My Especially Weird Week with Tess

Written by Anna Woltz
Translated by David Colmer
Translated from Dutch (Netherlands)
Published by Rock the Boat, 2023

It all happens during Sam and his family’s holiday on the island of Texel. This makes Woltz’s middle-grade adventure novel a perfect beach read. That is, if you’re not going to the Dutch Wadden Islands, where the beaches are cold and windy. Rather than spending time with his family there, who don’t seem to get him at all, Sam cycles around Texel with a local, Tess (Texel is pronounced “Tessel”). She’s weird and loud and has sticky fingers, but once they’ve learned to waltz together from an online tutorial, Sam realises that if you both have sticky fingers, it’s a good thing. Maybe it’s because she actually likes to spend time with him that he’s hell-bent on helping her get to know her father, in secret – secret in the sense that the poor man hasn’t a clue that he has a daughter, and she isn’t planning on telling him; and that Tess’s mum has never considered he’d ever come to this island. Maybe Sam is helping Tess because he likes her in a way he can’t yet put into words.
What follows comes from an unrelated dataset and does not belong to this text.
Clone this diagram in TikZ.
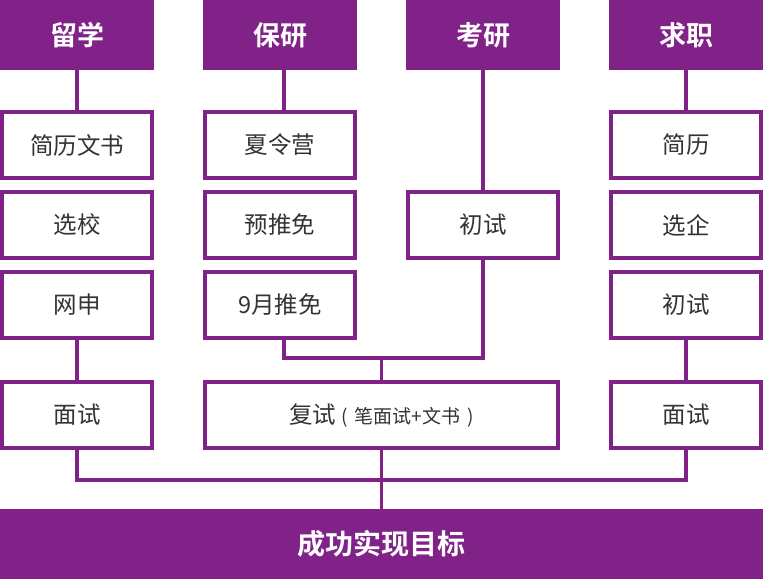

Or maybe it’s because he knows that in helping her, he’s helping himself see his boring old family – married-and-still-together-with-two-kids-a-couple-years-apart – with new eyes. Tess’s is a weird world indeed. It’s when Sam and Tess embrace both their own and each other’s weirdness that things can sort of work out. That’s the kind of message that just doesn’t get old.

Meet Shimanto

(c) Robert Broughton

Shimanto (Robin) Reza is a translator from Dutch. He also writes in both Dutch and English, but always prefers you wait for his next thing, which is going to be way better than what’s out there at the moment. (He’s working on a short story titled “Delay”.) Very recently, he has come to accept that pigeons will never stop being so tirelessly mean to each other. Regardless, he thinks the world needs stories about owls and ducks and robins who all get along. He will keep writing and reading until someone resolves this prickly paradox. Sunday mornings he likes to cycle out to the lake and watch the birds, then go home and do a squeaky imitation of their song on his tenor saxophone.